RE: auto-detecting the character encoding of an uploaded file

>For all these, it's not too difficult. Shift-JIS uses bytes in
>the 0x80-0x9F range, and has specific patterns. If there are
>only very few characters outside us-ascii, it may not work,
>but with more non-us-ascii characters, the probability
>of success is going up very quickly.

Shift-JIS represent the trailing bytes of double byte in 0x40-0xF0 range (
only the leading byte is in high ASCII range ) . Also the Hankaku (single
byte) Kana is represented as single byte in the high ASCII range. A Japanese
text in Shift-JIS contains single byte kana and Kanji characters can be
misinterpreted as Latin-1

-Vinod
-----Original Message-----
From: Martin Duerst [mailto:duerst@w3.org]
Sent: Wednesday, September 05, 2001 6:36 PM
To: vinod@filemaker.com; Lenny Turetsky; W3intl (E-mail)
Subject: RE: auto-detecting the character encoding of an uploaded file


At 13:51 01/09/05 -0700, Vinod Balakrishnan wrote:
>Lenny ,
>
>Just some thoughts.
>
>Since you have mentioned Shift-JIS,

As a charset, spelled shift_jis (case doesn't matter, but the underscore
does).


>there is no guarantee that every other
>byte in UTF-16 is zero especially for non-us systems like Japanese/European
>.

No. But if you see even a single zero byte, then the chance that the
document is in UTF-16 is very high.


>Also there is no significance for BOM for  UTF-8, which means not all
>applications will add a BOM for the UTF-8 text.

Yes indeed, for many reasons, adding a BOM to UTF-8 texts is
discouraged. Detecting UTF-8 is easy enough without a BOM.

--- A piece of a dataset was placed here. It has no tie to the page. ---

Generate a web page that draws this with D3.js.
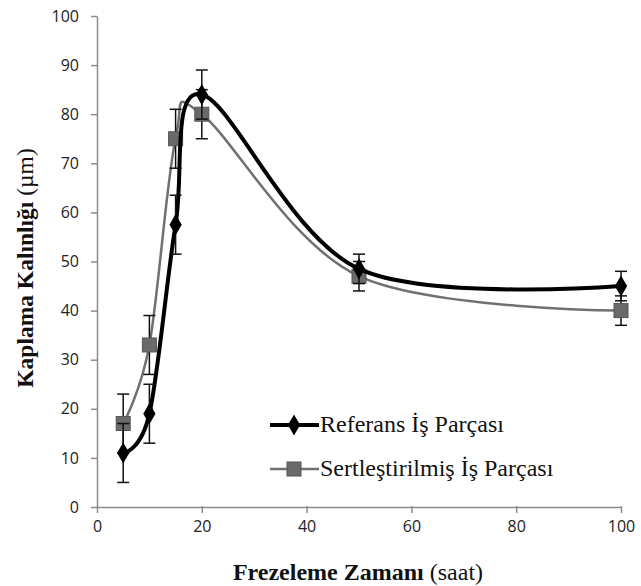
<!DOCTYPE html>
<html><head><meta charset="utf-8">
<script src="https://cdn.jsdelivr.net/npm/d3@7"></script>
<style>body{margin:0;background:#fff}</style>
</head><body>
<script>
const xTicks = [0, 20, 40, 60, 80, 100];
const yTicks = [0, 10, 20, 30, 40, 50, 60, 70, 80, 90, 100];
const times = [5, 10, 15, 20, 50, 100];
const refValues = [11, 19, 57.5, 84, 48.5, 45];
const refErrors = [6, 6, 6, 5, 3, 3];
const hardValues = [17, 33, 75, 80, 47, 40];
const hardErrors = [6, 6, 6, 5, 3, 3];
const seriesNames = ["Referans İş Parçası", "Sertleştirilmiş İş Parçası"];

const W = 641, H = 586;
const svg = d3.select("body").append("svg").attr("width", W).attr("height", H);
const x = d3.scaleLinear().domain([0, 100]).range([97, 621]);
const y = d3.scaleLinear().domain([0, 100]).range([507, 16]);
const axisColor = "#8c8c8c";

const gx = svg.append("g").attr("transform", `translate(0,${y(0)})`)
  .call(d3.axisBottom(x).tickValues(xTicks).tickSize(6).tickSizeOuter(0));
const gy = svg.append("g").attr("transform", `translate(${x(0)},0)`)
  .call(d3.axisLeft(y).tickValues(yTicks).tickSize(6).tickSizeOuter(0));
[gx, gy].forEach(g => {
  g.select(".domain").attr("stroke", axisColor).attr("stroke-width", 1.5);
  g.selectAll(".tick line").attr("stroke", axisColor).attr("stroke-width", 1.5);
  g.selectAll("text").attr("font-family", "'Open Sans', sans-serif").attr("font-size", 16).attr("fill", "#222");
});
gx.selectAll(".tick line").attr("y1", -1).attr("y2", 6);
gx.selectAll("text").attr("y", 14).attr("dy", "0.71em");
gy.selectAll("text").attr("x", -18);

const series = [
  {vals: refValues, errs: refErrors, color: "#000", width: 4, marker: "diamond"},
  {vals: hardValues, errs: hardErrors, color: "#707070", width: 2.5, marker: "square"}
];
const line = d3.line().x(d => x(d[0])).y(d => y(d[1])).curve(d3.curveCatmullRom.alpha(0));

function drawMarker(g, type, cx, cy) {
  if (type === "diamond") {
    g.append("path").attr("d", d3.symbol(d3.symbolDiamond, 130)()).attr("transform", `translate(${cx},${cy})`).attr("fill", "#000");
  } else {
    g.append("rect").attr("x", cx - 7).attr("y", cy - 7).attr("width", 14).attr("height", 14)
      .attr("fill", "#6a6a6a").attr("stroke", "#555").attr("stroke-width", 1);
  }
}

[1, 0].forEach(i => {
  const s = series[i];
  const pts = times.map((t, j) => [t, s.vals[j]]);
  const g = svg.append("g");
  g.append("path").datum(pts).attr("d", line).attr("fill", "none").attr("stroke", s.color).attr("stroke-width", s.width);
  pts.forEach((p, j) => {
    const e = s.errs[j];
    const px = x(p[0]);
    g.append("line").attr("x1", px).attr("x2", px).attr("y1", y(p[1] - e)).attr("y2", y(p[1] + e)).attr("stroke", "#111").attr("stroke-width", 1.5);
    [p[1] - e, p[1] + e].forEach(v => g.append("line").attr("x1", px - 6).attr("x2", px + 6).attr("y1", y(v)).attr("y2", y(v)).attr("stroke", "#111").attr("stroke-width", 1.5));
  });
  pts.forEach(p => drawMarker(g, s.marker, x(p[0]), y(p[1])));
});

const leg = svg.append("g");
[0, 1].forEach(i => {
  const s = series[i];
  const ly = i === 0 ? 425 : 469;
  leg.append("line").attr("x1", 270).attr("x2", 319).attr("y1", ly).attr("y2", ly).attr("stroke", s.color).attr("stroke-width", s.width);
  drawMarker(leg, s.marker, 294, ly);
  leg.append("text").attr("x", 320).attr("y", ly + 7).attr("font-family", "'Liberation Serif', serif").attr("font-size", 24).attr("fill", "#111").text(seriesNames[i]);
});

const xt = svg.append("text").attr("x", 358).attr("y", 580).attr("text-anchor", "middle")
  .attr("font-family", "'Liberation Serif', serif").attr("font-size", 24).attr("fill", "#111");
xt.append("tspan").attr("font-weight", "bold").text("Frezeleme Zamanı");
xt.append("tspan").text(" (saat)");
const yt = svg.append("text").attr("transform", "translate(33,268) rotate(-90)").attr("text-anchor", "middle")
  .attr("font-family", "'Liberation Serif', serif").attr("font-size", 23.5).attr("fill", "#111");
yt.append("tspan").attr("font-weight", "bold").text("Kaplama Kalınlığı");
yt.append("tspan").text(" (µm)");
</script>
</body></html>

>Finally, I don't think we
>can come up with an auto-detect algorithm for detecting
>Latin-1/UTF-*/Shift-JIS.

For all these, it's not too difficult. Shift-JIS uses bytes in
the 0x80-0x9F range, and has specific patterns. If there are
only very few characters outside us-ascii, it may not work,
but with more non-us-ascii characters, the probability
of success is going up very quickly.


Regards,   Martin.

Received on Thursday, 6 September 2001 13:37:43 UTC